Ok, I can’t walk an ACTUAL tight-rope, those people are crazy. But I am working on balancing my life. To be honest, sometimes I fall. It’s hard to balance everything in life. Family demands on one side conflict with job demands on the other. Financial responsibilities conflict with recreational desires. Economists call these sacrifices ‘opportunity costs’, or the cost of what you give up in order to get something else. You give up family time when you go to work. You give up the opportunity to ensure additional financial stability when you go on vacation. So how does one take all these factors in our lives and balance them all so each has a share, while keeping enough time for ourselves?
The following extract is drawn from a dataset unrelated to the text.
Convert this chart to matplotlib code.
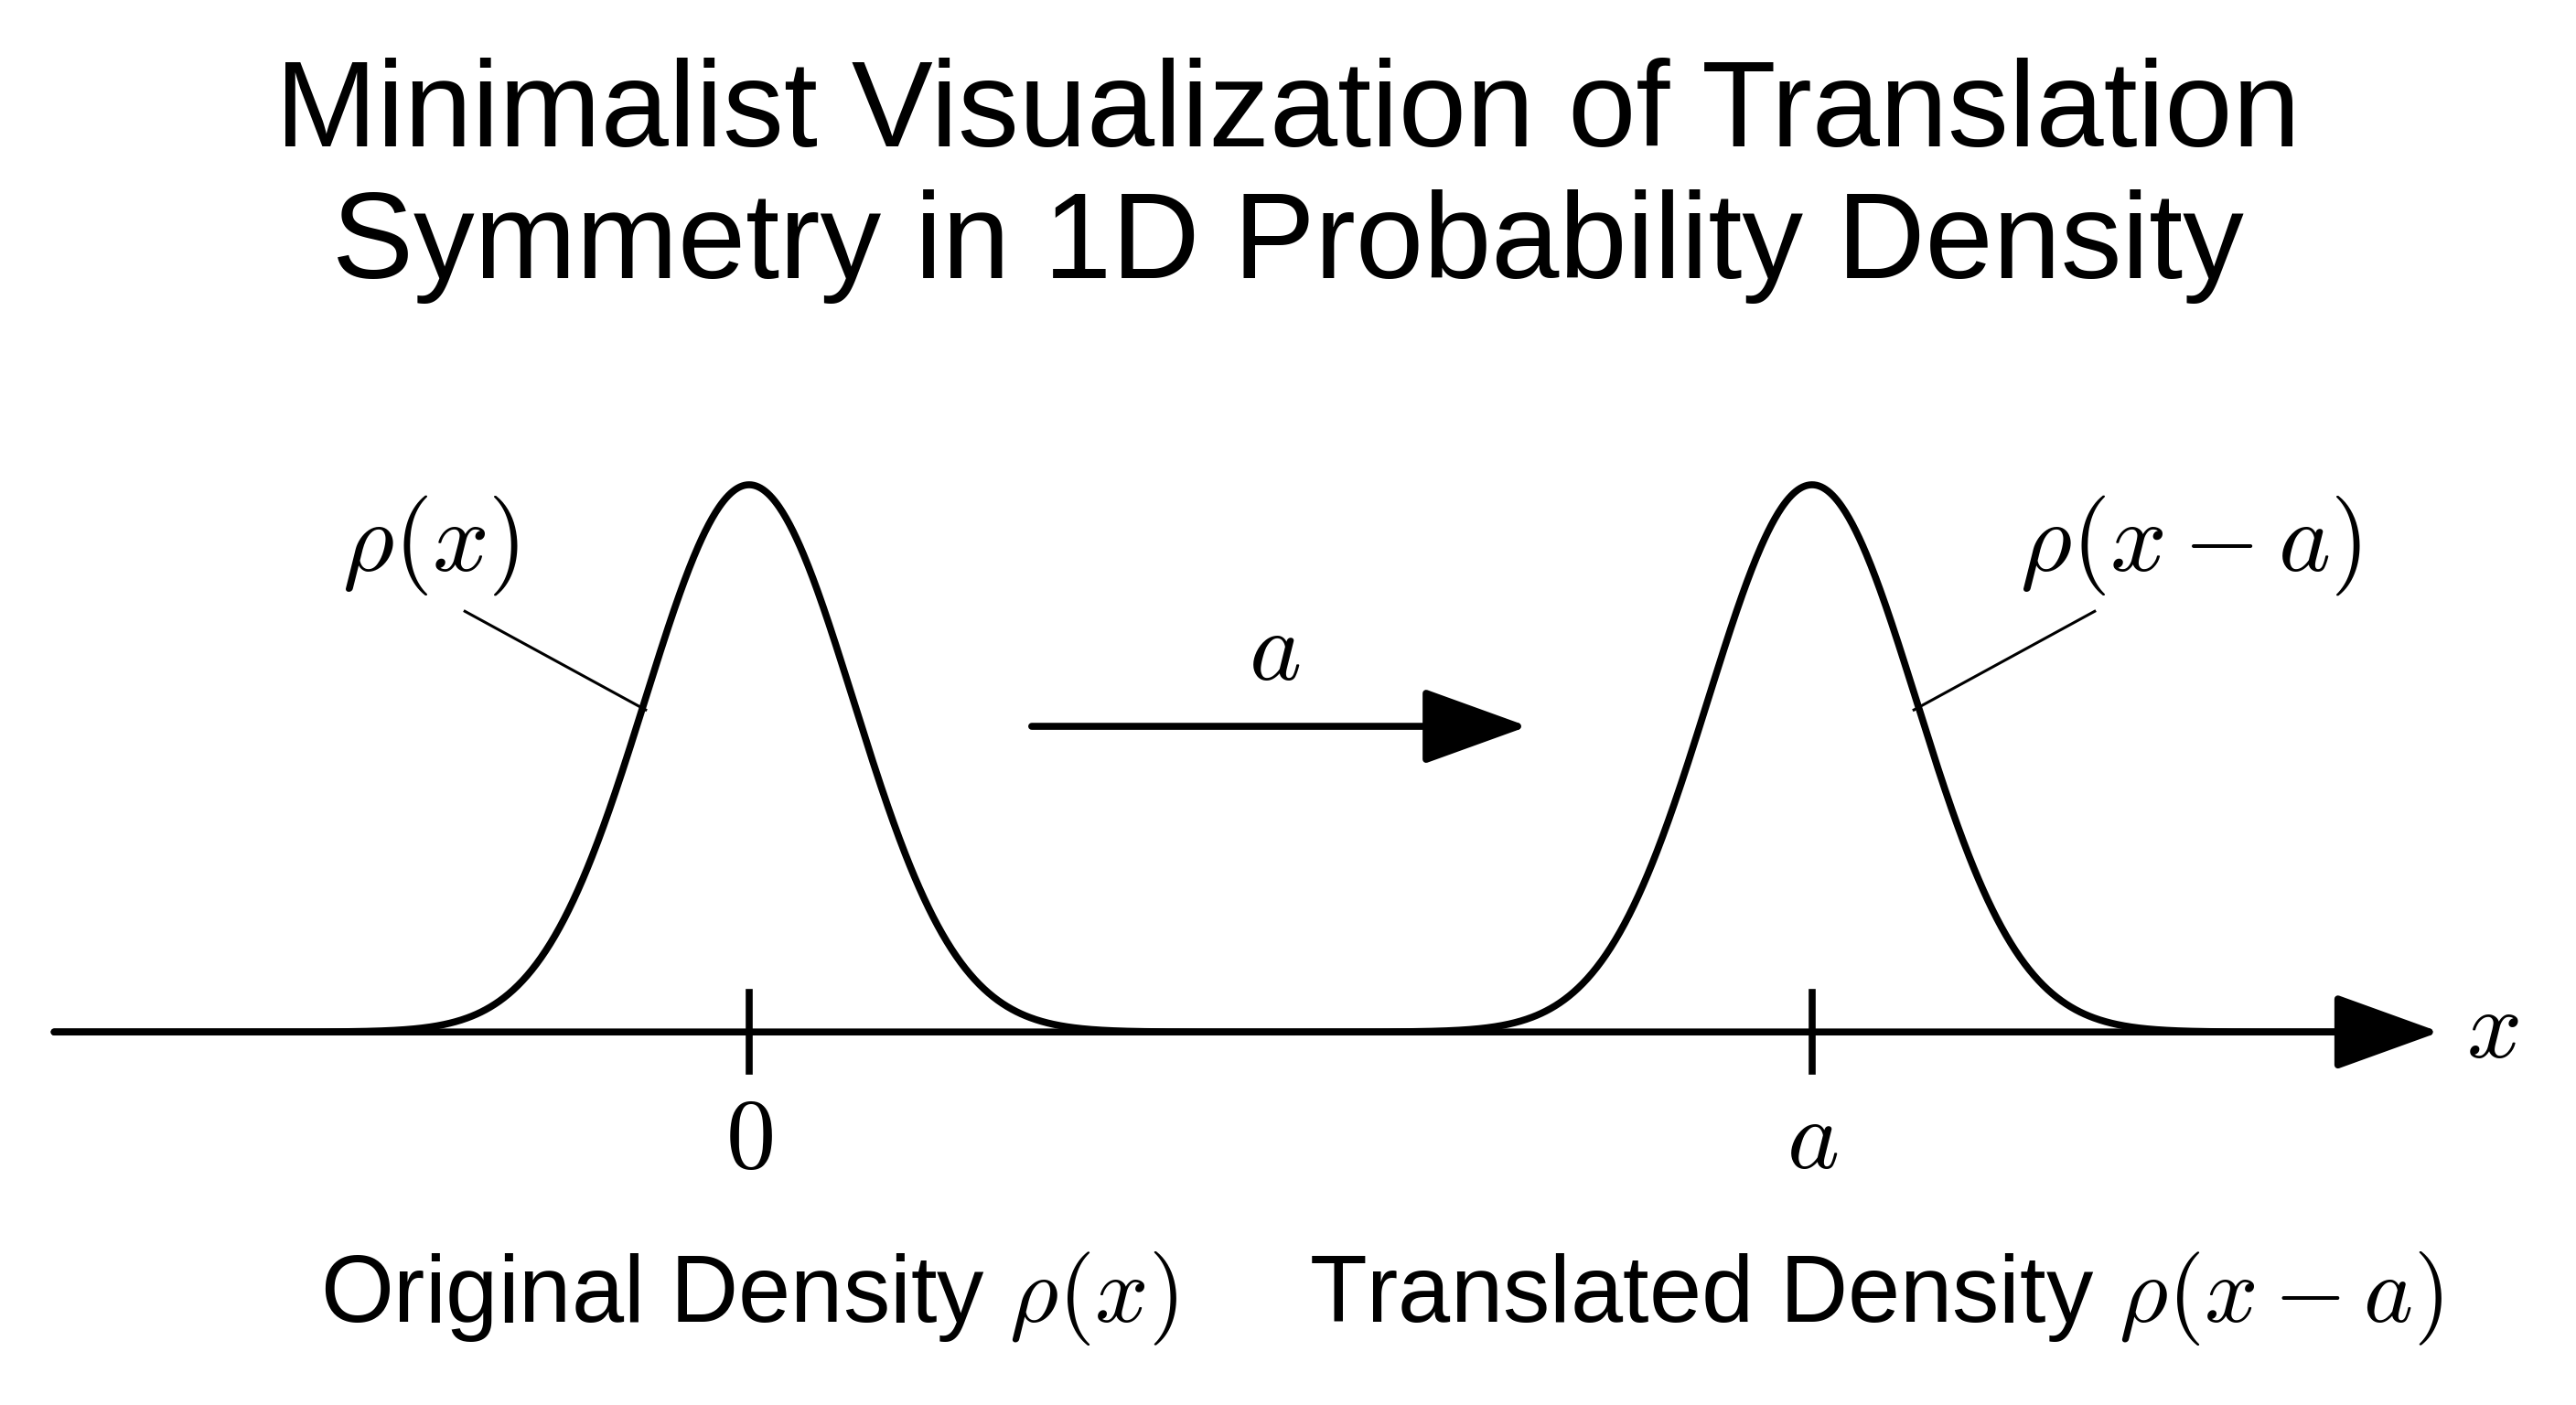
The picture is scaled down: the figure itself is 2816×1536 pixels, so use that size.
import numpy as np
import matplotlib
matplotlib.use("Agg")
import matplotlib.pyplot as plt

plt.rcParams['mathtext.fontset'] = 'cm'
plt.rcParams['font.family'] = ['Liberation Sans', 'DejaVu Sans']

# data
centers = [0.0, 1.0]          # 0 and a
sigma = 0.098
tick_labels = [r'$0$', r'$a$']
curve_labels = [r'$\rho(x)$', r'$\rho(x-a)$']
bottom_labels = [r'Original Density $\rho(x)$', r'Translated Density $\rho(x-a)$']
title = "Minimalist Visualization of Translation\nSymmetry in 1D Probability Density"

W, H = 1568, 855
X0, XS = 456, 647     # pixel of x=0, pixels per unit
Y0, YS = 628, 333     # pixel of y=0, pixels per unit
def dx(px): return (px - X0) / XS
def dy(py): return (Y0 - py) / YS

fig = plt.figure(figsize=(28.16, 15.36), dpi=100)
ax = fig.add_axes([0, 0, 1, 1])
ax.set_xlim(dx(0), dx(W))
ax.set_ylim(dy(H), dy(0))
ax.axis('off')

lw = 5.5
x = np.linspace(dx(33), dx(1440), 2000)
y = sum(np.exp(-(x - c) ** 2 / (2 * sigma ** 2)) for c in centers)
ax.plot(x, y, color='black', lw=lw, solid_capstyle='round')

arrow = dict(arrowstyle='-|>,head_length=1.8,head_width=0.65', mutation_scale=40,
             lw=lw, color='black', shrinkA=0, shrinkB=0)
# x axis with arrow
ax.annotate('', xy=(dx(1485), 0), xytext=(dx(33), 0), arrowprops=arrow)
ax.text(dx(1517), 0, r'$x$', fontsize=76, ha='center', va='center')

# ticks
for c, lab in zip(centers, tick_labels):
    ax.plot([c, c], [dy(604), dy(652)], color='black', lw=lw)
    ax.text(c, dy(695), lab, fontsize=78, ha='center', va='center')

# translation arrow
ax.annotate('', xy=(dx(930), dy(442)), xytext=(dx(628), dy(442)), arrowprops=arrow)
ax.text(dx(776), dy(398), r'$a$', fontsize=78, ha='center', va='center')

# curve labels with leader lines
ax.text(dx(262), dy(332), curve_labels[0], fontsize=78, ha='center', va='center')
ax.plot([dx(283), dx(393)], [dy(372), dy(432)], color='black', lw=2.2)
ax.text(dx(1333), dy(332), curve_labels[1], fontsize=78, ha='center', va='center')
ax.plot([dx(1275), dx(1165)], [dy(372), dy(432)], color='black', lw=2.2)

# bottom labels
ax.text(dx(456), dy(790), bottom_labels[0], fontsize=74, ha='center', va='center')
ax.text(dx(1142), dy(790), bottom_labels[1], fontsize=74, ha='center', va='center')

ax.text(dx(784), dy(110), title, fontsize=96, ha='center', va='center', linespacing=1.2)

fig.savefig('out.png', dpi=100)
Everyone has struggles in life, things that step in the way of their goals or challenges to overcome while just doing this thing we call life, like an unexpected bill or illness, family emergency or sudden event obligation. What we each need to determine is our needs as a human being, a person of worth and value, to meet our needs so we can try to meet the needs of others. Abraham Maslow developed the “Hierarchy of Needs” in 1943 and I still feel this is relevant today. It all starts at the basic needs for survival all animals have, clothing and shelter for protection, food and water to consume, and air to breath. Next comes some less critical but still important needs like security; personal, financial, health and a safety net. Above that are things like social needs; friends, family, love and so on. My point is, given that every single person has these needs, we need to strike our own balance to meet them all. Life is chaotic enough on its own without us feeling out of balance or unable to meet all of our own goals. Feeling overwhelmed is a force of nature unto itself.

So many people just grow up with this habits instinctively developed, they don’t take the time to make themselves mentally aware of them to even consider that the habits they have aren’t balanced with other needs and should be tweaked for optimal happiness. So look at your needs, find your tipping points on all of them down to eating too much/not enough food or sleeping too long/little, and work on that tight rope act.